Basic Access Controls Remain Catastrophically Inadequate
- Multiple major data breaches during Q4 2025 resulted from organizations failing to revoke system access for departed employees, including an education technology company where hackers exploited credentials from an employee who had left over a year earlier with super-administrator IT privileges that were never disabled.
- South Korea’s Coupang, the nation’s Amazon equivalent, suffered a breach exposing personal data of every adult citizen after a former employee who had returned to China retained valid system credentials for more than a year post-departure, demonstrating that even large sophisticated technology companies fail to implement fundamental access management protocols.
- The Federal Trade Commission has now sanctioned three separate organizations within recent months for data breaches involving unrevoked former employee credentials, including a cryptocurrency firm that lost $186 million when hackers used an old employee ID to penetrate systems, suggesting systemic cultural problems where operational convenience persistently overrides security discipline despite catastrophic breach consequences.

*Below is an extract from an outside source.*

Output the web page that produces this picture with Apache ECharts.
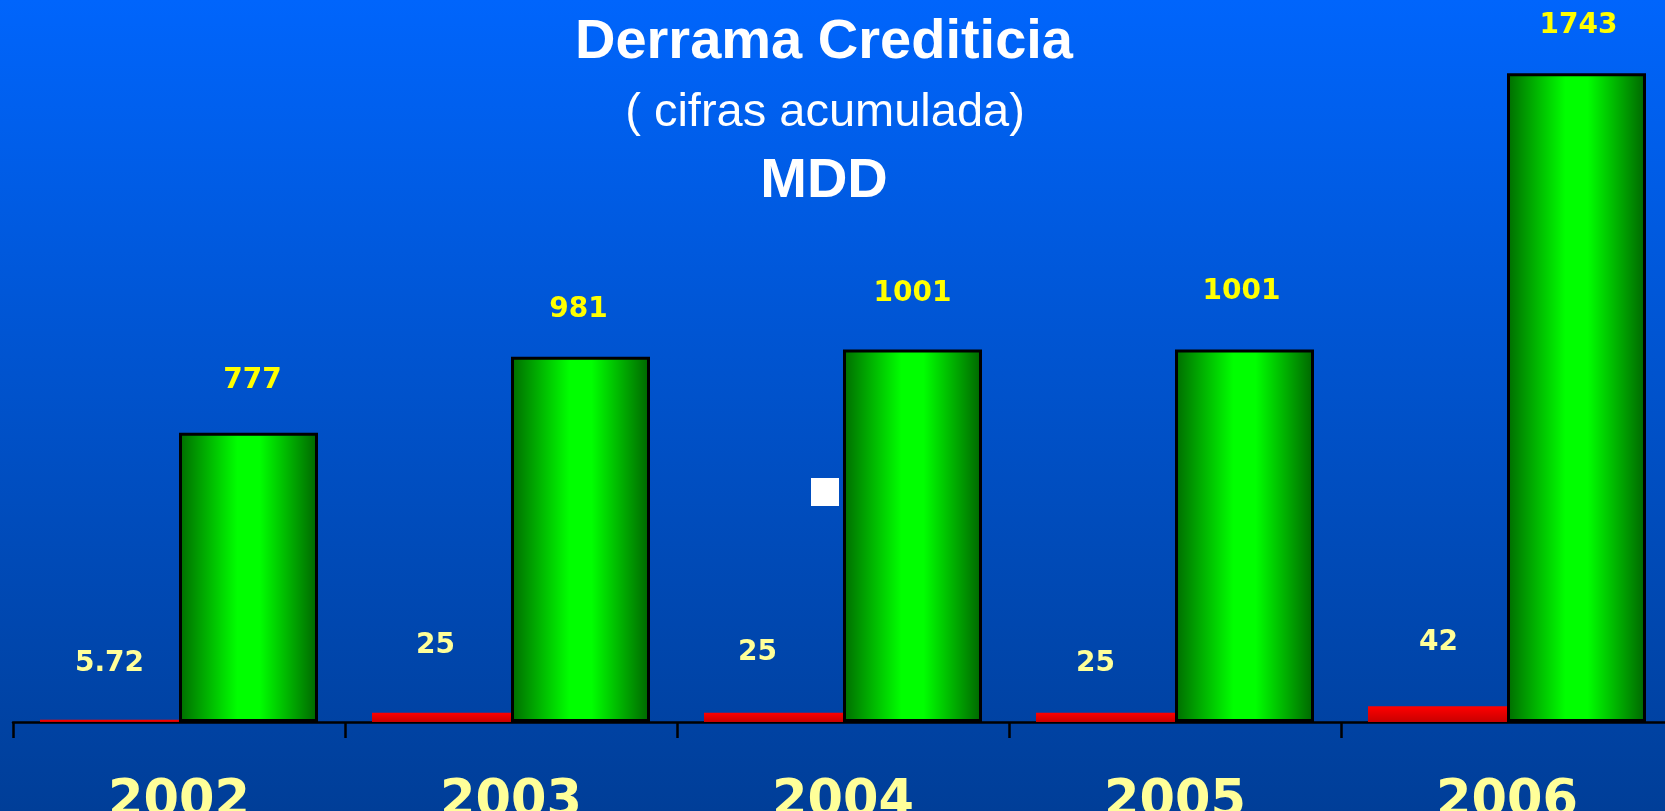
<!DOCTYPE html>
<html>
<head>
<meta charset="utf-8">
<script src="https://cdn.jsdelivr.net/npm/echarts@6/dist/echarts.min.js"></script>
<style>
  html, body { margin: 0; padding: 0; }
  #chart { width: 1665px; height: 811px; background: linear-gradient(#0065fc, #003e98); }
</style>
</head>
<body>
<div id="chart"></div>
<script>
var years = ['2002', '2003', '2004', '2005', '2006'];
var redValues = [5.72, 25, 25, 25, 42];
var greenValues = [777, 981, 1001, 1001, 1743];

// label placement tweaks (the original labels are not quite centred)
var redLabelShift = [[0, -42], [-6, -53], [-16, -46], [-10, -35], [1, -50]];
var greenLabelShift = [[4, -38], [-2, -33], [0, -42], [-3, -44], [2, -33]];

var chart = echarts.init(document.getElementById('chart'));

var greenFill = new echarts.graphic.LinearGradient(0, 0, 1, 0, [
    { offset: 0, color: '#006b00' },
    { offset: 0.42, color: '#00ff00' },
    { offset: 0.58, color: '#00ff00' },
    { offset: 1, color: '#006400' }
]);
var redFill = new echarts.graphic.LinearGradient(0, 0, 0, 1, [
    { offset: 0, color: '#ff0000' },
    { offset: 1, color: '#c80000' }
]);

function withLabels(values, shifts) {
    return values.map(function (v, i) {
        return { value: v, label: { offset: shifts[i] } };
    });
}

chart.setOption({
    animation: false,
    grid: { left: 13, top: 52, bottom: 89, width: 1660, outerBoundsMode: 'none', containLabel: false },
    graphic: [
        { type: 'text', x: 824, y: 43, style: { text: 'Derrama Crediticia', fill: '#ffffff',
            font: 'bold 56px "Liberation Sans", Arial, sans-serif', align: 'center', verticalAlign: 'middle' } },
        { type: 'text', x: 825, y: 113, style: { text: '( cifras acumulada)', fill: '#ffffff',
            font: '47px "Liberation Sans", Arial, sans-serif', align: 'center', verticalAlign: 'middle' } },
        { type: 'text', x: 824, y: 182, style: { text: 'MDD', fill: '#ffffff',
            font: 'bold 56px "Liberation Sans", Arial, sans-serif', align: 'center', verticalAlign: 'middle' } },
        { type: 'rect', shape: { x: 811, y: 478, width: 28, height: 28 }, style: { fill: '#ffffff' } }
    ],
    xAxis: {
        type: 'category',
        data: years,
        axisLine: { lineStyle: { color: '#000000', width: 2.5 } },
        axisTick: { show: true, length: 16, lineStyle: { color: '#000000', width: 2.5 } },
        axisLabel: {
            margin: 55,
            color: '#ffff99',
            fontSize: 51,
            fontWeight: 'bold',
            fontFamily: '"DejaVu Sans", Verdana, sans-serif'
        }
    },
    yAxis: {
        type: 'value',
        min: 0,
        max: 1800,
        show: false,
        splitLine: { show: false }
    },
    series: [
        {
            type: 'bar',
            data: withLabels(redValues, redLabelShift),
            barWidth: 139,
            barGap: '0%',
            itemStyle: { color: redFill },
            label: {
                show: true, position: 'top', distance: 0,
                color: '#ffff99', fontSize: 28, fontWeight: 'bold',
                fontFamily: '"DejaVu Sans", Verdana, sans-serif'
            }
        },
        {
            type: 'bar',
            data: withLabels(greenValues, greenLabelShift),
            barWidth: 139,
            barGap: '0%',
            itemStyle: { color: greenFill, borderColor: '#000000', borderWidth: 3 },
            label: {
                show: true, position: 'top', distance: 0,
                color: '#ffff00', fontSize: 28, fontWeight: 'bold',
                fontFamily: '"DejaVu Sans", Verdana, sans-serif'
            }
        }
    ]
});
</script>
</body>
</html>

Independent AI-Enabled Whistleblowers Transform Enforcement
- The Dana-Farber Cancer Institute paid $15 million to settle False Claims Act charges in December 2025 after a UK-based biomedical researcher with no institutional affiliation used AI image analysis tools as a hobby to identify manipulated and duplicate images in research studies that formed the basis for federal grant applications.

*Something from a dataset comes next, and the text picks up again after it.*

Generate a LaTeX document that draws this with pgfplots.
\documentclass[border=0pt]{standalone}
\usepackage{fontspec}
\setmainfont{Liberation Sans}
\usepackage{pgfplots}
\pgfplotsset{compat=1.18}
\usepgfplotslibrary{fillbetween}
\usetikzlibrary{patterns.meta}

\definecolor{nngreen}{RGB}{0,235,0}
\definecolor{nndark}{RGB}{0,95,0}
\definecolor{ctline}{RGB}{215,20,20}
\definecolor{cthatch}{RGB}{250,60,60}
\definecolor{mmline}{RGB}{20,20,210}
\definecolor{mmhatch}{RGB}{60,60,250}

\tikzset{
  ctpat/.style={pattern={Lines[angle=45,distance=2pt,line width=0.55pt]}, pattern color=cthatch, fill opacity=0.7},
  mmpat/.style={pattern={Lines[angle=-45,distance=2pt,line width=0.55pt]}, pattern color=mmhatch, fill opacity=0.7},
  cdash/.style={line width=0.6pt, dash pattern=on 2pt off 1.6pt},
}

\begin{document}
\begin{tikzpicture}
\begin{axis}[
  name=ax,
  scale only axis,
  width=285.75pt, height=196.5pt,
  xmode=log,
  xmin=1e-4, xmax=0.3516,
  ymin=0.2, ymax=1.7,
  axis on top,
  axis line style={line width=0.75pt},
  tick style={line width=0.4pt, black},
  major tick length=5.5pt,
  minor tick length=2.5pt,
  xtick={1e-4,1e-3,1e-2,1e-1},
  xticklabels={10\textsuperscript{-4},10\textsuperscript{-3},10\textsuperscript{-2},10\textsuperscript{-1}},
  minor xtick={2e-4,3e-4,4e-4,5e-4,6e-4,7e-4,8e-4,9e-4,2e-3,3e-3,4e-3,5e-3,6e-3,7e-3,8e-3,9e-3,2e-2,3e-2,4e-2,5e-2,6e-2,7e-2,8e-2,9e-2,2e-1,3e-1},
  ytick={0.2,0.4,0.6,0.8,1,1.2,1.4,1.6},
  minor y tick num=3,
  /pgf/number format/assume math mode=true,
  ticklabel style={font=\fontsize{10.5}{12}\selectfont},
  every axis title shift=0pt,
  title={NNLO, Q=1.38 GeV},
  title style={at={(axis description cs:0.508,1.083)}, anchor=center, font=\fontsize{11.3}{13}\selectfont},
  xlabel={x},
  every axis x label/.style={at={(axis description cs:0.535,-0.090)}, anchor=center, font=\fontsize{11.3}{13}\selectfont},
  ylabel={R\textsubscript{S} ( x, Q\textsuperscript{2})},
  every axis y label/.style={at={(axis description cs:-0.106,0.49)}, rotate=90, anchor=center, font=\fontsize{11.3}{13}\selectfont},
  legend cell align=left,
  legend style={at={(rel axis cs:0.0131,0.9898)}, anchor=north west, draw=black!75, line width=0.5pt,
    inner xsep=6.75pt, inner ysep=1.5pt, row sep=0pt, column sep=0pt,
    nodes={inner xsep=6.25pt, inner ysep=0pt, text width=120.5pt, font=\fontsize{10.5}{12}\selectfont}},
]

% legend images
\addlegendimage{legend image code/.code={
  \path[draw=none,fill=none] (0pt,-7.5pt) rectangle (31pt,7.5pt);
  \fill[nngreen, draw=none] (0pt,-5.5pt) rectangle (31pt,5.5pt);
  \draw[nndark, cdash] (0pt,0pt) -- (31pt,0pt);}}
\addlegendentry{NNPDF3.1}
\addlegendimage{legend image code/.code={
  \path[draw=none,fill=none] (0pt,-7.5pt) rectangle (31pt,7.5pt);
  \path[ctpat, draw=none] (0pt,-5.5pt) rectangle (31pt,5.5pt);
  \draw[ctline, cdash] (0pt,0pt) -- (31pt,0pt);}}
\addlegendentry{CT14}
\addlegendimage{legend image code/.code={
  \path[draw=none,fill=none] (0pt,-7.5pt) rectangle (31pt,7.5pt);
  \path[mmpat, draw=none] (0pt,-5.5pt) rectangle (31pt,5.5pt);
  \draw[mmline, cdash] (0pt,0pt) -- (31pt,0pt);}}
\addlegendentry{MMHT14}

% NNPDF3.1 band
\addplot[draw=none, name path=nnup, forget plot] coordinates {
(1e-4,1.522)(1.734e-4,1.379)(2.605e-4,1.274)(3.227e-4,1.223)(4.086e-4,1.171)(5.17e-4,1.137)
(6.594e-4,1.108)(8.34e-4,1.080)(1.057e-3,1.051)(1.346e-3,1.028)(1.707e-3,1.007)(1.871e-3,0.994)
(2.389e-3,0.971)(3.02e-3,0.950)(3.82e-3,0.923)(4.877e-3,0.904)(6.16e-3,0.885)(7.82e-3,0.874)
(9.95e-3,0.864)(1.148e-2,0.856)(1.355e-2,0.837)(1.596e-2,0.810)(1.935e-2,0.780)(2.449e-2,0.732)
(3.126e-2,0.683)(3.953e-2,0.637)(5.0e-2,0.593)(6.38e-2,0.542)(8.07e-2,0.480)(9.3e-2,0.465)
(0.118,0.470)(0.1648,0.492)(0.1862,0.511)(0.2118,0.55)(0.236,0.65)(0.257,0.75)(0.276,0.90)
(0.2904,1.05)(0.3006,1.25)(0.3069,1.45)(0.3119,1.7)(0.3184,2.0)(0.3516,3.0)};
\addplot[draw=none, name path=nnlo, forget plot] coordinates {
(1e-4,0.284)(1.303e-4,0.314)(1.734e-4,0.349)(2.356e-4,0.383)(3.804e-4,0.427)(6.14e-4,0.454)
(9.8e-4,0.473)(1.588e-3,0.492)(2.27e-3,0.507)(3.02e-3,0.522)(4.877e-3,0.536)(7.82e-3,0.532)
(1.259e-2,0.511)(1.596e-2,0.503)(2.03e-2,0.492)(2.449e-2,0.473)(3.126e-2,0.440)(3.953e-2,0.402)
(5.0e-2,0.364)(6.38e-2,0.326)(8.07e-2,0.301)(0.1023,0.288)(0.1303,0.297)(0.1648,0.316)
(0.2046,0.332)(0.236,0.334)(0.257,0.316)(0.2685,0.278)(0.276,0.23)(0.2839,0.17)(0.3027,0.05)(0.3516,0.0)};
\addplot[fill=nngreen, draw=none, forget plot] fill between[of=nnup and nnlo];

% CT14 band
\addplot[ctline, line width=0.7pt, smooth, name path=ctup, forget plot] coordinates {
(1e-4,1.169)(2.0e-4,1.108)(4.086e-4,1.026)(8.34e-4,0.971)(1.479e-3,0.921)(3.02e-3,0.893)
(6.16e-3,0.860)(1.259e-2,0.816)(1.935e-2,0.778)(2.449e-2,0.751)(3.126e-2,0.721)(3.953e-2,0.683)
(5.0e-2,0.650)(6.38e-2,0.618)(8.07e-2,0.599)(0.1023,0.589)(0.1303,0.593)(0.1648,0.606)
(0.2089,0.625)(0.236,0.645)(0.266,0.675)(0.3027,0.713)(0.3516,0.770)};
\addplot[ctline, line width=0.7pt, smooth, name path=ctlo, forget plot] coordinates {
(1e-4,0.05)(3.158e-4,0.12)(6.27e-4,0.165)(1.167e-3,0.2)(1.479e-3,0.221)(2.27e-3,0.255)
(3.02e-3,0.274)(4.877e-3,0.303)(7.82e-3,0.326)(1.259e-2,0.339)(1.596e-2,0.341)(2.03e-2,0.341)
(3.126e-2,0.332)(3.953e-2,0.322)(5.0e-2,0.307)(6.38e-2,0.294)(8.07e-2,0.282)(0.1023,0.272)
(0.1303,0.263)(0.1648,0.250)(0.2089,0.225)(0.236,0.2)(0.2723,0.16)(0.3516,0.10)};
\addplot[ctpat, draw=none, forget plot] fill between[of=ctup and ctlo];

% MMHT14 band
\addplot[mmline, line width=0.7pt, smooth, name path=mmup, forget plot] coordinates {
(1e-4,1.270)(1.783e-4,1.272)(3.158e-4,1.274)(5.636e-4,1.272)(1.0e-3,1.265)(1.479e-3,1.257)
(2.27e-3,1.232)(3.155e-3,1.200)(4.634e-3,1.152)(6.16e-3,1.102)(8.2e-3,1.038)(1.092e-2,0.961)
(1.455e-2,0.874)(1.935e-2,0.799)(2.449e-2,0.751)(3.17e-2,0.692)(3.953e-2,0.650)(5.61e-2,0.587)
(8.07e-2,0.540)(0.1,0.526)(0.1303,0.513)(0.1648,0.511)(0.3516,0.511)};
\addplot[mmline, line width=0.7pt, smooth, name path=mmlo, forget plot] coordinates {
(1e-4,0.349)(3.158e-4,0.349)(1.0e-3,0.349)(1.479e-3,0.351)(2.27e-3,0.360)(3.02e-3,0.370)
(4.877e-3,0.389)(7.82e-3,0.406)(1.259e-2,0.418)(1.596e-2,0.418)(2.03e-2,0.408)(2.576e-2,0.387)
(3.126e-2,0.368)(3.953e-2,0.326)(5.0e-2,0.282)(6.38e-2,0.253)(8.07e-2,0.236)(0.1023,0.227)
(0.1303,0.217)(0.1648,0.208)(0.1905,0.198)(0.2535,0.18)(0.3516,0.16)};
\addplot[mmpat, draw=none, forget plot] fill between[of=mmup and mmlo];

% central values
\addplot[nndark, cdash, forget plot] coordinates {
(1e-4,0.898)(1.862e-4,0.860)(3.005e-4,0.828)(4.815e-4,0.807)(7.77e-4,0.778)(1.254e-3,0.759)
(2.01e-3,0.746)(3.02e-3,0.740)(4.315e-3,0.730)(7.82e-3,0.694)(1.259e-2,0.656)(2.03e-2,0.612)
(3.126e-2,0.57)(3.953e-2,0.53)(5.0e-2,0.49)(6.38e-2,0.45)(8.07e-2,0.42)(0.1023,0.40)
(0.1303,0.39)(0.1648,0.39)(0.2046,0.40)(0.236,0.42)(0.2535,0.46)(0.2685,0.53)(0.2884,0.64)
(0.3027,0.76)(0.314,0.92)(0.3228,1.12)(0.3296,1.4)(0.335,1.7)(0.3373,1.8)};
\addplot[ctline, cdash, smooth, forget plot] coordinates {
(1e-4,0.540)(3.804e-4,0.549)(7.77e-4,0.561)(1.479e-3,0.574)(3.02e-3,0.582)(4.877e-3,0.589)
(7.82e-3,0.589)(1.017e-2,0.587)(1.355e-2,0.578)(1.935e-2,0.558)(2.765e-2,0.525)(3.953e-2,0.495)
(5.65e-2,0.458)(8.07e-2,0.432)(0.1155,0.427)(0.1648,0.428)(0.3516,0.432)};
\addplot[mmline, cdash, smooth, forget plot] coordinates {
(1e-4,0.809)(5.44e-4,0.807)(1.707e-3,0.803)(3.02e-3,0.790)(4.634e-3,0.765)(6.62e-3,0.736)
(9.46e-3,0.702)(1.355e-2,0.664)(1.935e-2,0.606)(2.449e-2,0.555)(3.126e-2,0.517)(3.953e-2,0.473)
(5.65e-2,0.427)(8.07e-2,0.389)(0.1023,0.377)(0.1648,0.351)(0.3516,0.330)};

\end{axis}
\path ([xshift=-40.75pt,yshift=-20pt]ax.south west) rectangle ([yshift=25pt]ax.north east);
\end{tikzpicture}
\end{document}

- The independent whistleblower received a $2.6 million award for detecting fraud that internal peer review processes failed to catch, demonstrating how AI tools enable globally distributed individuals with no insider access to identify corporate misconduct faster and more comprehensively than traditional internal controls or compliance monitoring.
- Organizations now face an enforcement arms race where sophisticated external actors equipped with AI analytical capabilities can scrutinize publicly available documents, social media, regulatory filings, and research publications to detect anomalies that trigger whistleblower lawsuits, requiring companies to deploy comparable AI-enabled monitoring systems to identify compliance problems before external whistleblowers weaponize findings in qui tam litigation.
Conclusion
The fourth quarter of 2025 crystallized several inflection points that will define the compliance profession’s evolution into 2026 and beyond. The simultaneous intensification of individual accountability in FCPA enforcement, the regulatory vacuum in AI governance, and the proliferation of AI-enabled external whistleblowers collectively signal that traditional compliance approaches emphasizing policies, training, and periodic assessments no longer suffice. Compliance officers must transition from administrative coordinators to technical risk managers capable of auditing algorithmic systems, validating data integrity, and anticipating how technological capabilities enable both new forms of misconduct and new detection mechanisms. Organizations that continue treating compliance as a cost center focused on regulatory box-checking will find themselves increasingly vulnerable to enforcement actions driven by sophisticated external actors, while those that invest in technically competent, proactive compliance functions position themselves for competitive advantage through superior risk management.